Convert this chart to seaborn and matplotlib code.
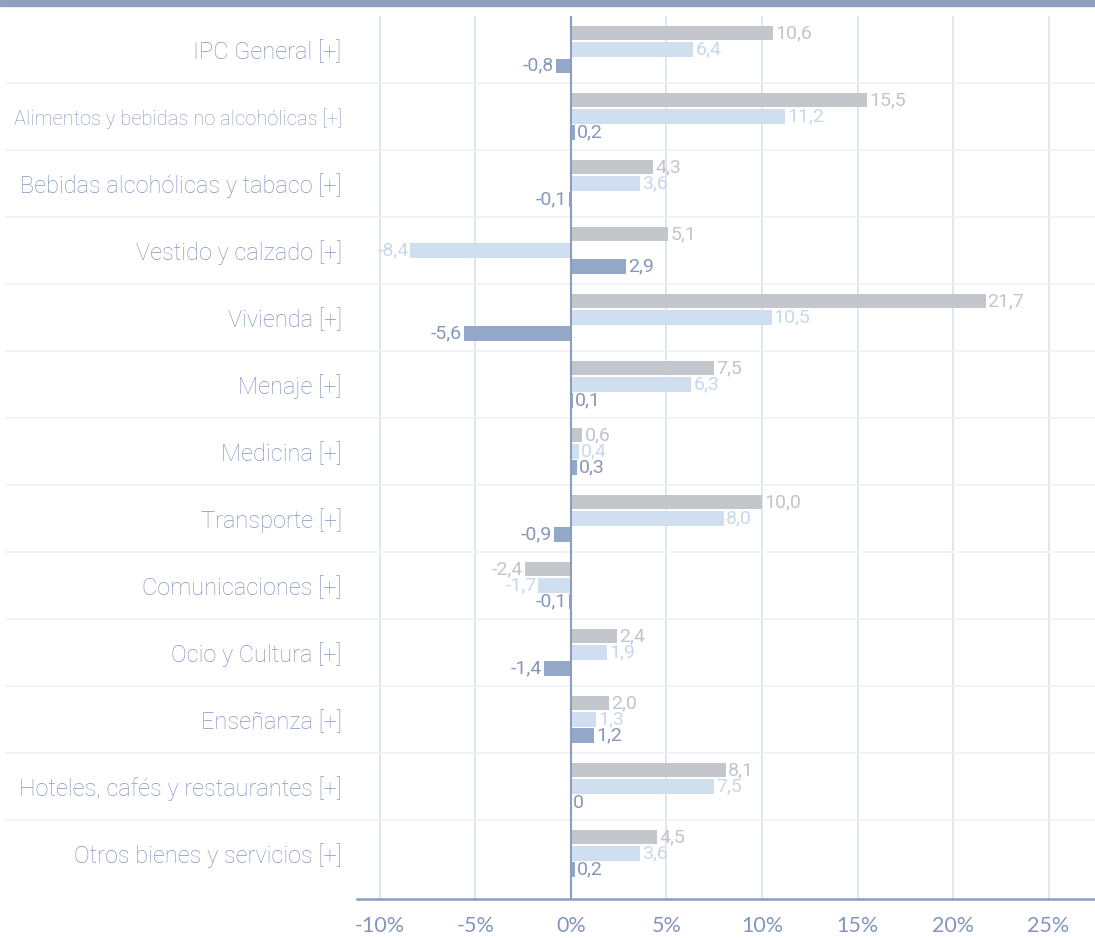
import pandas as pd
import numpy as np
import seaborn as sns
import matplotlib.pyplot as plt
from matplotlib.patches import Rectangle

categorias = ['IPC General [+]', 'Alimentos y bebidas no alcohólicas [+]',
              'Bebidas alcohólicas y tabaco [+]', 'Vestido y calzado [+]',
              'Vivienda [+]', 'Menaje [+]', 'Medicina [+]', 'Transporte [+]',
              'Comunicaciones [+]', 'Ocio y Cultura [+]', 'Enseñanza [+]',
              'Hoteles, cafés y restaurantes [+]', 'Otros bienes y servicios [+]']
series = ['serie_1', 'serie_2', 'serie_3']
serie_1 = [10.6, 15.5, 4.3, 5.1, 21.7, 7.5, 0.6, 10.0, -2.4, 2.4, 2.0, 8.1, 4.5]
serie_2 = [6.4, 11.2, 3.6, -8.4, 10.5, 6.3, 0.4, 8.0, -1.7, 1.9, 1.3, 7.5, 3.6]
serie_3 = [-0.8, 0.2, -0.1, 2.9, -5.6, 0.1, 0.3, -0.9, -0.1, -1.4, 1.2, 0.0, 0.2]
x_ticks = [-10, -5, 0, 5, 10, 15, 20, 25]

bar_colors = ['#c3c7cb', '#cfdff0', '#93a7c9']
label_colors = ['#c2c5c9', '#c8d8ec', '#8797bb']
text_color = '#8595bf'
grid_color = '#d6dfec'
axis_color = '#8c9dc2'


def fmt(v):
    if v == 0:
        return '0'
    return '{0:.1f}'.format(v).replace('.', ',')


def main():
    sns.set_style('white')
    plt.rcParams['font.family'] = ['Roboto', 'DejaVu Sans']

    df = pd.DataFrame({
        'categoria': categorias * 3,
        'serie': np.repeat(series, len(categorias)),
        'valor': serie_1 + serie_2 + serie_3,
    })

    fig = plt.figure(figsize=(10.95, 9.38), dpi=100)
    ax = fig.add_axes([357 / 1095, 39 / 938, 738 / 1095, 883 / 938])

    # header stripe
    fig.patches.append(Rectangle((0, 1 - 6 / 938), 1, 6 / 938, transform=fig.transFigure,
                                 color='#8fa0be', zorder=5))

    sns.barplot(data=df, x='valor', y='categoria', hue='serie', orient='h',
                order=categorias, hue_order=series, palette=bar_colors,
                width=0.72, gap=0.12, saturation=1, linewidth=0,
                errorbar=None, legend=False, ax=ax, zorder=3)

    # row separators
    for i in range(len(categorias) - 1):
        ax.plot([-0.475, 1], [i + 0.5, i + 0.5], transform=ax.get_yaxis_transform(),
                color='#f0f2f8', lw=1.3, clip_on=False, zorder=1)

    ax.set_xlim(-11.2, 27.43)
    ax.set_ylim(12.68, -0.5)
    ax.set_xticks(x_ticks)
    ax.set_xticklabels(['{0}%'.format(t) for t in x_ticks], family='Lato',
                       fontsize=15.5, color=text_color)
    ax.grid(axis='x', color=grid_color, lw=1.1, zorder=0)
    ax.grid(axis='y', visible=False)
    ax.set_axisbelow(True)
    ax.tick_params(axis='x', length=9.5, width=1, color=grid_color, pad=3)
    ax.tick_params(axis='y', length=0, pad=11, labelsize=17, labelcolor=text_color)
    for lab in ax.get_yticklabels():
        lab.set_fontweight('light')
    ax.get_yticklabels()[1].set_fontsize(14.5)
    ax.xaxis.get_major_ticks()[2].tick1line.set_color(axis_color)
    ax.xaxis.get_major_ticks()[2].tick1line.set_markeredgewidth(1.5)

    ax.set_xlabel('')
    ax.set_ylabel('')
    for s in ['top', 'right', 'left']:
        ax.spines[s].set_visible(False)
    ax.spines['bottom'].set_color(axis_color)
    ax.spines['bottom'].set_linewidth(1.8)
    ax.axvline(0, color=axis_color, lw=1.5, zorder=4)

    for cont, vals, col in zip(ax.containers, [serie_1, serie_2, serie_3], label_colors):
        ax.bar_label(cont, labels=[fmt(v) for v in vals], padding=1.5, color=col,
                     fontsize=14)

    fig.savefig('out.png', dpi=100)


if __name__ == '__main__':
    main()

[Problem to solve]: The lines from the start of the data through the line that contains "from matplotlib.patches import Rectangle" are to be returned exactly, please, with both ends included and every picture left out.

[Solution]:
Convert this chart to seaborn and matplotlib code.
import pandas as pd
import numpy as np
import seaborn as sns
import matplotlib.pyplot as plt
from matplotlib.patches import Rectangle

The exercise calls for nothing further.